Are we talking about "El Bayo" ?
 

Cubfan64 said:
I recall reading on another forum a few years ago a discussion about random "El Gato" inscriptions carved in different places in the Superstitions - some of them being in the Geronimo Head, Malapais Mt, Peter's Canyon area. I wonder if the photo shown above is one of those?
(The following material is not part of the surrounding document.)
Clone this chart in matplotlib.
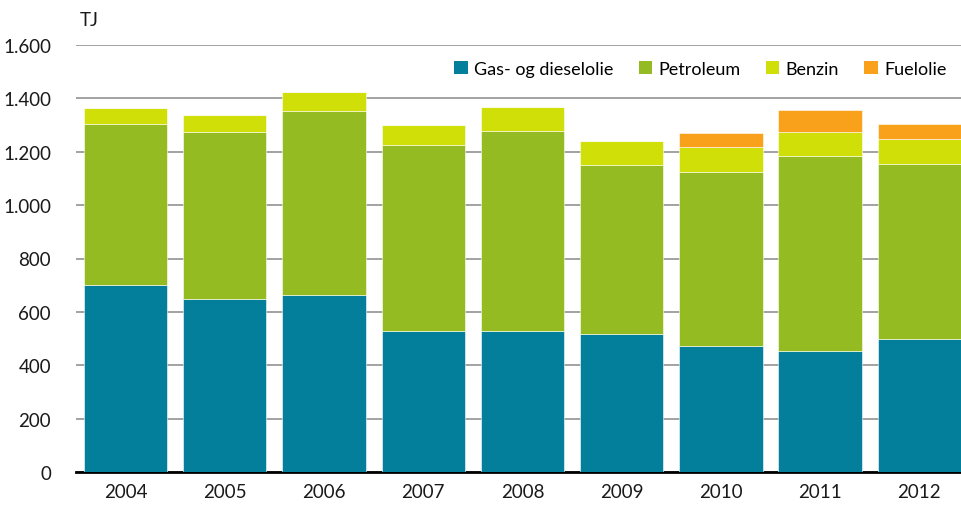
import numpy as np
import matplotlib.pyplot as plt
from matplotlib.patches import Patch

plt.rcParams['font.family'] = ['Lato', 'DejaVu Sans']

years = ['2004', '2005', '2006', '2007', '2008', '2009', '2010', '2011', '2012']
gas_diesel = [700, 648, 663, 528, 528, 517, 472, 453, 498]
petroleum = [604, 626, 690, 697, 750, 633, 652, 731, 656]
benzin = [60, 64, 71, 75, 90, 90, 94, 90, 94]
fuelolie = [0, 0, 0, 0, 0, 0, 52, 82, 56]

series = [gas_diesel, petroleum, benzin, fuelolie]
names = ['Gas- og dieselolie', 'Petroleum', 'Benzin', 'Fuelolie']
colors = ['#037f9b', '#95bb22', '#cfdf07', '#f9a11b']

fig = plt.figure(figsize=(9.61, 5.06), dpi=100)
ax = fig.add_axes([76 / 961, 33 / 506, 885 / 961, 427 / 506])

x = np.arange(len(years))
bottom = np.zeros(len(years))
for vals, c in zip(series, colors):
    vals = np.array(vals, dtype=float)
    ax.bar(x, vals, bottom=bottom, width=0.84, color=c,
           edgecolor='white', linewidth=0.4, zorder=3)
    bottom += vals

ax.set_xlim(-0.5, 8.42)
ax.set_ylim(0, 1600)
ax.set_yticks(np.arange(0, 1601, 200))
ax.set_yticklabels([f'{v:,}'.replace(',', '.') for v in range(0, 1601, 200)])
ax.set_xticks(x)
ax.set_xticklabels(years)
ax.yaxis.grid(True, color='#9b9b9b', linewidth=1.3, zorder=0)
ax.set_axisbelow(True)
for s in ['top', 'right', 'left']:
    ax.spines[s].set_visible(False)
ax.spines['bottom'].set_linewidth(2)
ax.spines['bottom'].set_color('black')
ax.tick_params(axis='both', length=0, labelsize=13.5, colors='#1a1a1a')
ax.tick_params(axis='y', pad=18)
ax.tick_params(axis='x', pad=8)

fig.text(80 / 961, 1 - 20 / 506, 'TJ', fontsize=13.5, va='center', ha='left', color='#1a1a1a')

handles = [Patch(facecolor=c, edgecolor='none') for c in colors]
ax.legend(handles, names, loc='center right', bbox_to_anchor=(0.992, 1 - 24 / 427), ncol=4,
          frameon=False, fontsize=13, handlelength=0.75, handleheight=0.75,
          handletextpad=0.35, columnspacing=1.4, borderaxespad=0)

fig.savefig('out.png', dpi=100)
Maybe something like those "Beware of the Dog" signs.....Wayne
 

Wayne the drawing is part of my doubts about its authenticity... certainly no 'priest' would depict another in this manner, not after the witch trials.
Also, the 'times' or 1848 is an era of much interest in the Freemasons.
I don't buy that any Mason (I'm the daughter of a Master Mason) would allow something associated with them have a cartoonish charactor or mispellings.
Also, reading the census of Arizona I read in one of them that Ehrenburg, pardon the mispelling LOL, was a 'stone man'. That was his profession.
My computer went belly up, so I don't have it at my fingertip. But made a mental note of it.
I'm also still digesting the Starr connection, I believe their is a misdirection regarding that.
Janiece
 

mrs.oroblanco said:
No - not everyone believes the stones are real.



Caballo Bayo is NOT a dun, its a bay, and bayo dorado is more like a palomino. (golden bay).


Beth
Sorry Beth, but a Bay is a Colorado.